Confusion and uncertainty: what ASIC shadow shoppers found
ASIC visited 20 limited Australian Financial Services licensees in 2016 and 2017 to see how they were operating and discuss compliance with their AFSL obligations.
Most were still establishing their post 1 July 2016 businesses; only half had provided advice at the time of the visit. This suggests significant lost opportunity to capitalise on the growth in the SMSF sector.
Licensees were actively seeking training and assistance in several aspects of the AFSL regime, particularly relating to ongoing compliance obligations and client engagement. A comprehensive SMSF tool should cover these educational and compliance requirements. ASIC has also committed to providing further education in these areas.
ASIC says it will also contact licensees with no advisers recorded on Financial Advisers Register (FAR) to remind them of their obligations. Limited AFS licensees with no recorded advisers on FAR are likely to be in breach of the law.

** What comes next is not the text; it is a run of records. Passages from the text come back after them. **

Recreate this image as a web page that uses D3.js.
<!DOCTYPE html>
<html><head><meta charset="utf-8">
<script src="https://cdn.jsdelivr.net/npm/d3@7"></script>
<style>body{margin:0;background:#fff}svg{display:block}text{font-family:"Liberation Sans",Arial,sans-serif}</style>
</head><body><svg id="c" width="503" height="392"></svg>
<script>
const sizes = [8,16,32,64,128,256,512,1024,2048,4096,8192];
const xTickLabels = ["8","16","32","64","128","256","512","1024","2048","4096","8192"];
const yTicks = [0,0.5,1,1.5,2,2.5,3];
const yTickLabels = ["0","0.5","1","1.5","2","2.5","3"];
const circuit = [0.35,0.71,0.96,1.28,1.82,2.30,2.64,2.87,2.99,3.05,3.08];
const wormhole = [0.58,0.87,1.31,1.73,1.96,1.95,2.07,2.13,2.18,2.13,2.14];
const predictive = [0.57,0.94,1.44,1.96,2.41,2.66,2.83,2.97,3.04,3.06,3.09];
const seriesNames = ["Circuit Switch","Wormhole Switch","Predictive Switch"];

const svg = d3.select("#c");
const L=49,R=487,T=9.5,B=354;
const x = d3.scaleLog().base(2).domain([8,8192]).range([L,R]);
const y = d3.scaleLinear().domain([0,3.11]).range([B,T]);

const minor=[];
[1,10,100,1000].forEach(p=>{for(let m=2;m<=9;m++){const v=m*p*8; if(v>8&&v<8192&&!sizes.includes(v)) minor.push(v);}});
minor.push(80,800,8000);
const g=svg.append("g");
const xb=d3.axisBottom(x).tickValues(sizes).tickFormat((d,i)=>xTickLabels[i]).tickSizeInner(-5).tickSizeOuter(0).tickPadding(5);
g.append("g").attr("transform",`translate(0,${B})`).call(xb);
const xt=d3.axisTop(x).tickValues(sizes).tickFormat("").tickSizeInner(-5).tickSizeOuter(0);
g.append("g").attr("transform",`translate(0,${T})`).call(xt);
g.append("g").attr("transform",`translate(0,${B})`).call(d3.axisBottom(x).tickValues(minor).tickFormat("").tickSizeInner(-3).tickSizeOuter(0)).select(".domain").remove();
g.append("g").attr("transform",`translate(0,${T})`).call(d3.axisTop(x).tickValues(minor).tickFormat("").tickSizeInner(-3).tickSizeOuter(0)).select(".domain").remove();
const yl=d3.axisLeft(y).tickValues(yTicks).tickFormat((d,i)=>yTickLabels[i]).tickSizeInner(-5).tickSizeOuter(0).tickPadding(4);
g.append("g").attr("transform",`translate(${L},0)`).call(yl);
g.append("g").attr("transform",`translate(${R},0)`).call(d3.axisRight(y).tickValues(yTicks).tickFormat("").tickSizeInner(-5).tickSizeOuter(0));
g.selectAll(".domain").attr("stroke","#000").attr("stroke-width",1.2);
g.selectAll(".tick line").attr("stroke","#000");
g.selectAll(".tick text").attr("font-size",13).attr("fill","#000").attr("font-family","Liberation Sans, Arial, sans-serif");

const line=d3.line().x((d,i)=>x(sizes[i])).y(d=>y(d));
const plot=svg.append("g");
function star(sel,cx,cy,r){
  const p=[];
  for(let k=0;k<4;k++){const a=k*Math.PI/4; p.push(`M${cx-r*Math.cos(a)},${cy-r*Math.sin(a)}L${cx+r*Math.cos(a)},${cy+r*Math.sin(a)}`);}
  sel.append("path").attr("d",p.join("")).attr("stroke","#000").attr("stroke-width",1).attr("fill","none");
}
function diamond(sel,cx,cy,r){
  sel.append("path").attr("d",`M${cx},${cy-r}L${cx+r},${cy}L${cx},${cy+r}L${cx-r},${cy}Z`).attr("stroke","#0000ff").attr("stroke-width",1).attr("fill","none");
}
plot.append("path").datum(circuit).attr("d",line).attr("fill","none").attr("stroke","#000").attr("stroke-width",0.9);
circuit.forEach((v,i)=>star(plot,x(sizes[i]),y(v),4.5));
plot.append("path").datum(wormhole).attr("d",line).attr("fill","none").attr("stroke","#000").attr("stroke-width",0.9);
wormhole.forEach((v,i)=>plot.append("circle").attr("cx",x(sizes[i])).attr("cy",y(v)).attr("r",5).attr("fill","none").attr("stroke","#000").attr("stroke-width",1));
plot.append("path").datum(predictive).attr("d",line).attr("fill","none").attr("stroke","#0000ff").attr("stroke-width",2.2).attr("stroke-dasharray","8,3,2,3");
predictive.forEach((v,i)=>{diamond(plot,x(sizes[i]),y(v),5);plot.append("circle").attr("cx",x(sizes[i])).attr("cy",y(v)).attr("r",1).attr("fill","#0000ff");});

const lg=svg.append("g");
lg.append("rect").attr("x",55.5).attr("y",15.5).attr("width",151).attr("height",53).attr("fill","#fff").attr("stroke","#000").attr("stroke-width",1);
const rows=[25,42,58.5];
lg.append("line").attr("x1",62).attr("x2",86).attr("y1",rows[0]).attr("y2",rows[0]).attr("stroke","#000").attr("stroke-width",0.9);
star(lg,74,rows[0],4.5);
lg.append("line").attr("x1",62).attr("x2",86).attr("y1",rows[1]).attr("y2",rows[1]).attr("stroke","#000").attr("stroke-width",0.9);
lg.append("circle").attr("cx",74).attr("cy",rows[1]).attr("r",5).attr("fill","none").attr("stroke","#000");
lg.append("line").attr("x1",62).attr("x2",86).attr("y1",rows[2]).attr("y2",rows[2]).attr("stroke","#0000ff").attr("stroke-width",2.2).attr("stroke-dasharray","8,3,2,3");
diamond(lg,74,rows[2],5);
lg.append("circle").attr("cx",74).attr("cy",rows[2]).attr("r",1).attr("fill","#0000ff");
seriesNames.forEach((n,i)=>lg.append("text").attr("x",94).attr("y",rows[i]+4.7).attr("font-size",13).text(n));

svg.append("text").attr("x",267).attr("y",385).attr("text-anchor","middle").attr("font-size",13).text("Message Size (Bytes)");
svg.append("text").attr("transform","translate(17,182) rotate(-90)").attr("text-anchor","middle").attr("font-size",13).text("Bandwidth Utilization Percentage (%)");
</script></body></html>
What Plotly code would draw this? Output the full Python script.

Other areas of concern identified during the visits included:
- uncertainty regarding ongoing compliance obligations, including about the resources required to monitor compliance and steps required to comply with general licensee obligations
- confusion about what information is required by the Financial Adviser Register (FAR) – nearly half the licensees had not updated the FAR with adviser information
- where licensees had not yet provided advice about SMSFs they were uncertain about what documents need to be provided to clients, their content and when they should be provided. This included requirements relating to statements of advice, a key document.